▶ _Task to carry out_
Answer with a single number: how many lines in the listing below include "diagram"?

+ + +

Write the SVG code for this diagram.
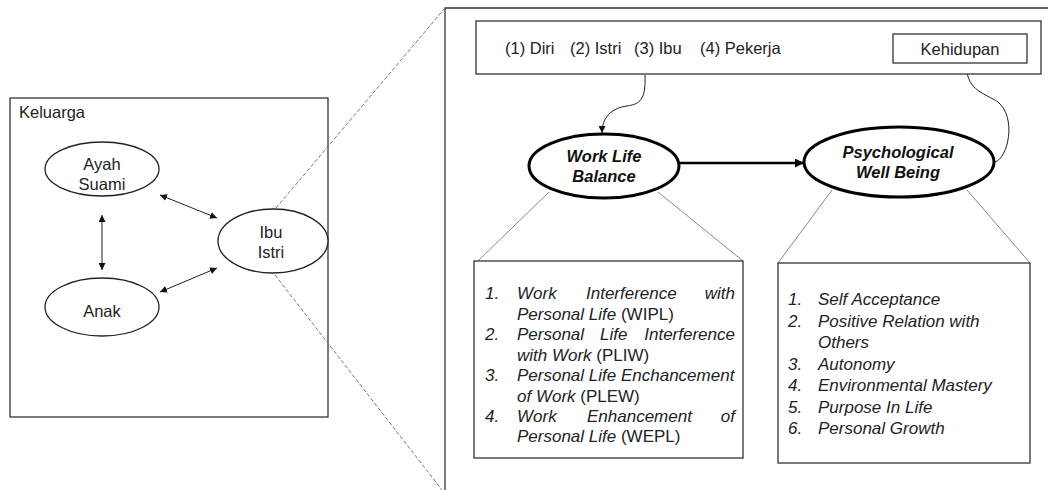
<svg xmlns="http://www.w3.org/2000/svg" width="1048" height="490" viewBox="0 0 1048 490">
<style>
text{font-family:"Liberation Sans",Arial,sans-serif;fill:#222;}
.lbl{font-size:16.5px;text-anchor:middle;}
.bi{font-size:16.5px;font-weight:bold;font-style:italic;text-anchor:middle;fill:#111;}
.it{font-style:italic;}
.lst{font-size:17px;}
.box{fill:#fff;stroke:#333;stroke-width:1.3;}
.ell{fill:#fff;stroke:#222;stroke-width:1.3;}
.bell{fill:#fff;stroke:#000;stroke-width:3;}
.thin{stroke:#222;stroke-width:1;fill:none;}
.gray{stroke:#888;stroke-width:1;fill:none;}
.dash{stroke:#777;stroke-width:1;stroke-dasharray:4,2;fill:none;}
</style>
<defs>
<marker id="ah" viewBox="0 0 10 10" refX="10" refY="5" markerWidth="7" markerHeight="7" markerUnits="userSpaceOnUse" orient="auto-start-reverse"><path d="M0,0 L10,5 L0,10 z" fill="#111"/></marker>
<marker id="ahb" viewBox="0 0 10 10" refX="10" refY="5" markerWidth="9" markerHeight="9" markerUnits="userSpaceOnUse" orient="auto"><path d="M0,0 L10,5 L0,10 z" fill="#000"/></marker>
</defs>
<rect width="1048" height="490" fill="#fff"/>

<g id="keluarga">
<rect class="box" x="10" y="98" width="318" height="319"/>
<text x="19" y="118" style="font-size:16.5px">Keluarga</text>
</g>

<g id="right-panel">
<path d="M445,490 L445,8 L1048,8" fill="none" stroke="#333" stroke-width="1.3"/>
</g>

<g id="connectors">
<line class="dash" x1="276" y1="208" x2="445" y2="8"/>
<line class="dash" x1="275" y1="275" x2="442" y2="490"/>
<line class="thin" x1="102" y1="215" x2="102" y2="270" marker-start="url(#ah)" marker-end="url(#ah)"/>
<line class="thin" x1="160" y1="195" x2="217" y2="218" marker-start="url(#ah)" marker-end="url(#ah)"/>
<line class="thin" x1="160" y1="292" x2="217" y2="268" marker-start="url(#ah)" marker-end="url(#ah)"/>
<path class="thin" d="M645,75 C646,100 640,104 627,106 C611,108 602,118 602,133" stroke="#444" marker-end="url(#ah)"/>
<path class="thin" d="M995,162 C1008,158 1017,118 998,102 C985,93 968,92 966,66" stroke="#444" marker-end="url(#ah)"/>
<line x1="680" y1="163" x2="804" y2="163" stroke="#000" stroke-width="2.5" marker-end="url(#ahb)"/>
<line class="gray" x1="549" y1="192" x2="478" y2="261"/>
<line class="gray" x1="658" y1="192" x2="743" y2="261"/>
<line class="gray" x1="832" y1="190" x2="778" y2="263"/>
<line class="gray" x1="967" y1="190" x2="1030" y2="263"/>
</g>

<g id="ayah">
<ellipse class="ell" cx="102" cy="169" rx="57" ry="27"/>
<text class="lbl" x="102" y="170">Ayah</text>
<text class="lbl" x="102" y="190">Suami</text>
</g>
<g id="anak">
<ellipse class="ell" cx="102" cy="307" rx="57" ry="29"/>
<text class="lbl" x="102" y="317">Anak</text>
</g>
<g id="ibu">
<ellipse class="ell" cx="273" cy="241" rx="55" ry="32"/>
<text class="lbl" x="271" y="238">Ibu</text>
<text class="lbl" x="271" y="258">Istri</text>
</g>

<g id="peran">
<rect class="box" x="476" y="21" width="565" height="53"/>
<text x="505" y="54" style="font-size:16.5px">(1) Diri</text>
<text x="570" y="54" style="font-size:16.5px">(2) Istri</text>
<text x="634" y="54" style="font-size:16.5px">(3) Ibu</text>
<text x="700" y="54" style="font-size:16.5px">(4) Pekerja</text>
</g>
<g id="kehidupan">
<rect class="box" x="893" y="34" width="134" height="29"/>
<text class="lbl" x="960" y="55">Kehidupan</text>
</g>

<g id="wlb">
<ellipse class="bell" cx="604" cy="166" rx="75" ry="32"/>
<text class="bi" x="604" y="162">Work Life</text>
<text class="bi" x="604" y="182">Balance</text>
</g>
<g id="pwb">
<ellipse class="bell" cx="899" cy="162" rx="95" ry="35"/>
<text class="bi" x="898" y="158">Psychological</text>
<text class="bi" x="898" y="178">Well Being</text>
</g>

<g id="wlb-list">
<rect class="box" x="474" y="261" width="269" height="197"/>
<g class="lst">
<text class="it" x="485" y="299">1.</text>
<text class="it" x="517" y="299">Work</text>
<text class="it" x="586" y="299">Interference</text>
<text class="it" x="735" y="299" text-anchor="end">with</text>
<text x="517" y="319.5"><tspan class="it">Personal Life</tspan> (WIPL)</text>
<text class="it" x="485" y="340">2.</text>
<text class="it" x="517" y="340">Personal</text>
<text class="it" x="600" y="340">Life</text>
<text class="it" x="735" y="340" text-anchor="end">Interference</text>
<text x="517" y="360.5"><tspan class="it">with Work</tspan> (PLIW)</text>
<text class="it" x="485" y="381">3.</text>
<text class="it" x="517" y="381">Personal Life Enchancement</text>
<text x="517" y="401.5"><tspan class="it">of Work</tspan> (PLEW)</text>
<text class="it" x="485" y="422">4.</text>
<text class="it" x="517" y="422">Work</text>
<text class="it" x="587" y="422">Enhancement</text>
<text class="it" x="735" y="422" text-anchor="end">of</text>
<text x="517" y="442"><tspan class="it">Personal Life</tspan> (WEPL)</text>
</g>
</g>

<g id="pwb-list">
<rect class="box" x="778" y="263" width="252" height="200"/>
<g class="lst it">
<text x="788" y="305">1.</text><text x="818" y="305">Self Acceptance</text>
<text x="788" y="326.5">2.</text><text x="818" y="326.5">Positive Relation with</text>
<text x="818" y="348">Others</text>
<text x="788" y="369.5">3.</text><text x="818" y="369.5">Autonomy</text>
<text x="788" y="391">4.</text><text x="818" y="391">Environmental Mastery</text>
<text x="788" y="412.5">5.</text><text x="818" y="412.5">Purpose In Life</text>
<text x="788" y="434">6.</text><text x="818" y="434">Personal Growth</text>
</g>
</g>
</svg>
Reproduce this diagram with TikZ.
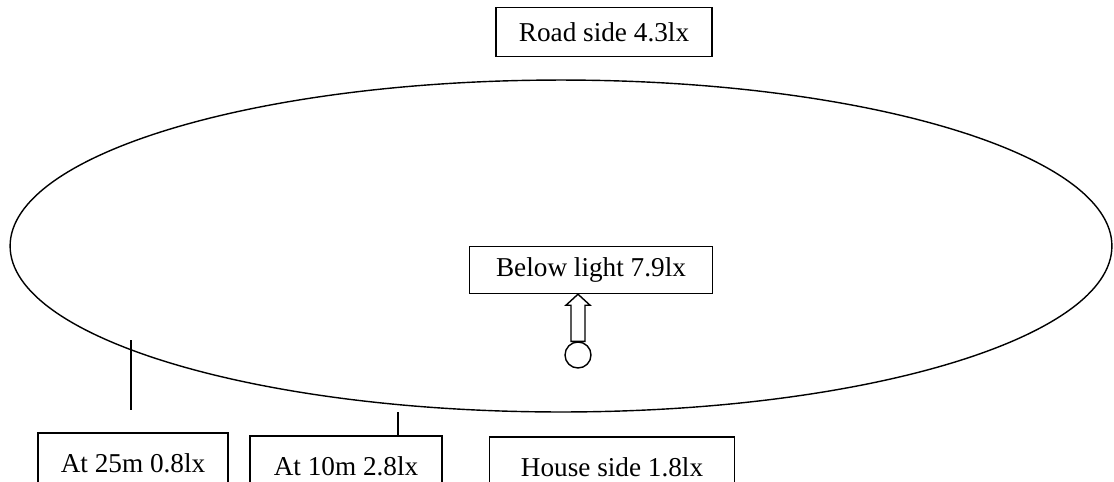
\documentclass[tikz,border=0pt]{standalone}
\usepackage{fontspec}
\setmainfont{Liberation Serif}
\usetikzlibrary{calc}
\tikzset{
  lxbox/.style={draw, line width=0.8pt, inner sep=0pt, font=\fontsize{15.5}{18}\selectfont},
}
\begin{document}
\begin{tikzpicture}[x=0.02cm,y=-0.02cm,line width=0.8pt]
\useasboundingbox (0,0) rectangle (1114,481) ;
\clip (0,0) rectangle (1114,481) ;
\draw (561,246) ellipse [x radius=11.02cm, y radius=3.32cm] ;
\node[lxbox, minimum width=4.32cm, minimum height=0.98cm] (road)  at (604,32)  {Road side 4.3lx} ;
\node[lxbox, minimum width=4.86cm, minimum height=0.94cm] (below) at (591,270) {Below light 7.9lx} ;
\node[lxbox, minimum width=3.80cm, minimum height=1.2cm]  (b25)   at (133,463) {At 25m 0.8lx} ;
\node[lxbox, minimum width=3.84cm, minimum height=1.2cm]  (b10)   at (346,466) {At 10m 2.8lx} ;
\node[lxbox, minimum width=4.90cm, minimum height=1.2cm]  (house) at (612,467) {House side 1.8lx} ;
% lamp and hollow arrow
\node[draw, circle, minimum size=0.52cm, inner sep=0pt] (lamp) at (578,355) {} ;
\coordinate (tip) at (lamp.north |- below.south) ;
\draw ($(lamp.north)+(-7,0)$) -- ($(tip)+(-7,11)$) -- ($(tip)+(-12,11)$) -- (tip)
      -- ($(tip)+(12,11)$) -- ($(tip)+(7,11)$) -- ($(lamp.north)+(7,0)$) -- cycle ;
% measuring points
\coordinate (p25) at (131,340) ;
\draw (p25) -- (p25 |- 0,410) ;
\coordinate (p10) at (398,412) ;
\draw (p10) -- (p10 |- b10.north) ;
\end{tikzpicture}
\end{document}
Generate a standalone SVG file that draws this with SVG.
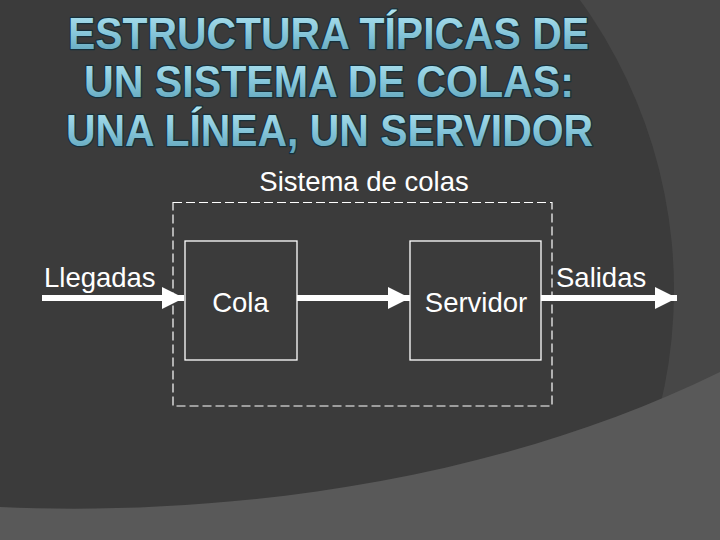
<svg xmlns="http://www.w3.org/2000/svg" width="720" height="540" viewBox="0 0 720 540">
  <defs>
    <linearGradient id="tg" x1="0" y1="0" x2="0" y2="1">
      <stop offset="0" stop-color="#b4e6f2"/>
      <stop offset="0.5" stop-color="#86c6da"/>
      <stop offset="1" stop-color="#5a9fb6"/>
    </linearGradient>
    <marker id="ah" viewBox="0 0 22 22" refX="22" refY="11" markerWidth="22" markerHeight="22" markerUnits="userSpaceOnUse" orient="auto">
      <path d="M0,0 L22,11 L0,22 Z" fill="#ffffff"/>
    </marker>
    <style>
      .title { font-family: "Liberation Sans", Arial, sans-serif; font-weight: bold; font-size: 45px; fill: url(#tg); stroke: #16303b; stroke-width: 2.6; paint-order: stroke; stroke-linejoin: round; }
      .lbl { font-family: "Liberation Sans", Arial, sans-serif; font-size: 27.5px; fill: #ffffff; }
      .box { fill: none; stroke: #ffffff; stroke-width: 1.3; }
      .sys { fill: none; stroke: #ffffff; stroke-width: 1.2; stroke-dasharray: 9 4; }
      .arrow { fill: none; stroke: #ffffff; stroke-width: 6; marker-end: url(#ah); }
    </style>
  </defs>

  <!-- background -->
  <rect x="0" y="0" width="720" height="540" fill="#474747"/>
  <circle cx="180" cy="290" r="494" fill="#3b3b3b"/>
  <path d="M0,507 C200,516 480,490 720,372 L720,540 L0,540 Z" fill="#595959"/>

  <!-- title -->
  <g id="title">
    <text class="title" x="68" y="49" textLength="521" lengthAdjust="spacingAndGlyphs">ESTRUCTURA TÍPICAS DE</text>
    <text class="title" x="84" y="97" textLength="490" lengthAdjust="spacingAndGlyphs">UN SISTEMA DE COLAS:</text>
    <text class="title" x="66" y="146" textLength="527" lengthAdjust="spacingAndGlyphs">UNA LÍNEA, UN SERVIDOR</text>
  </g>

  <!-- system boundary -->
  <g id="sistema">
    <rect class="sys" x="173" y="202.5" width="379" height="203.5"/>
    <text class="lbl" x="364" y="191" text-anchor="middle">Sistema de colas</text>
  </g>

  <g id="cola">
    <rect class="box" x="185" y="241" width="112" height="119"/>
    <text class="lbl" x="240.5" y="312" text-anchor="middle">Cola</text>
  </g>

  <g id="servidor">
    <rect class="box" x="410" y="241" width="131" height="119"/>
    <text class="lbl" x="476" y="312" text-anchor="middle">Servidor</text>
  </g>

  <g id="llegadas">
    <text class="lbl" x="44" y="287">Llegadas</text>
  </g>

  <g id="salidas">
    <text class="lbl" x="556" y="287">Salidas</text>
  </g>

  <g id="connectors">
    <line class="arrow" x1="42" y1="298" x2="184" y2="298"/>
    <line class="arrow" x1="297" y1="298" x2="410" y2="298"/>
    <line class="arrow" x1="541" y1="298" x2="677" y2="298"/>
  </g>
</svg>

+ + +

▶ _Task result_
2